Sohoni also offers a lengthy examination of equitable remedies against agencies in the pre-APA period, demonstrating that what we would today call a nationwide or universal injunction was well-established by 1946, so there is no reason not to take the text to mean what it says. The provenance of the phrase “set aside” is not completely clear, but she offers one compelling nugget from the 1941 Attorney General’s Report, which noted that a “judgment adverse to a regulation results in setting it aside” (emphasis added). That sure sounds like it is the regulation, not its application, that is invalidated. The direct legislative history from Congress’s drafting and consideration of the Act five years later is thin on this point, so Sohoni has little to say about it, but she does draw some supportive inferences from the history of § 705, regarding stays during litigation. (Sections 705 and 706 are mutually supportive; if a court can grant universal vacatur under the latter, it surely can grant a nationwide injunction against the enforcement pending litigation under the former, and vice versa.)
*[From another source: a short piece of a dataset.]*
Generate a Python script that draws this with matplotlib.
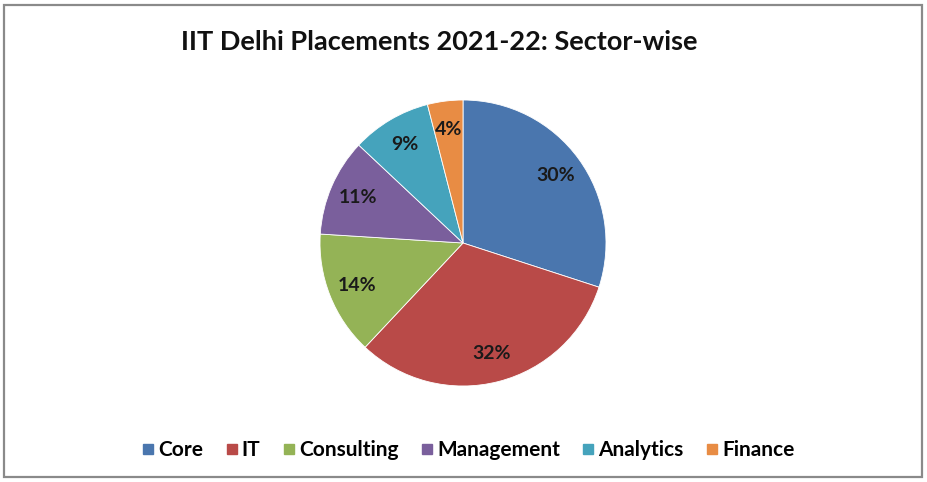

Finally, Sohoni describes the consistent post-1946 understanding (at least consistent until the recent brouhaha) that courts that set aside a regulation under § 706 have authority to grant relief in the form of universal vacatur.
This article is not and does not purport to be the last word on the nationwide injunction debate. (Of course, the last word is unlikely ever to be uttered, though the Supreme Court may weigh in this Term.) Larger constitutional issues loom in the background, and Sohoni perhaps brushes them off a little quickly. But The Power to Vacate a Rule is the definitive statement on the statutory issue of the legitimacy of universal relief in challenges to regulations under the APA.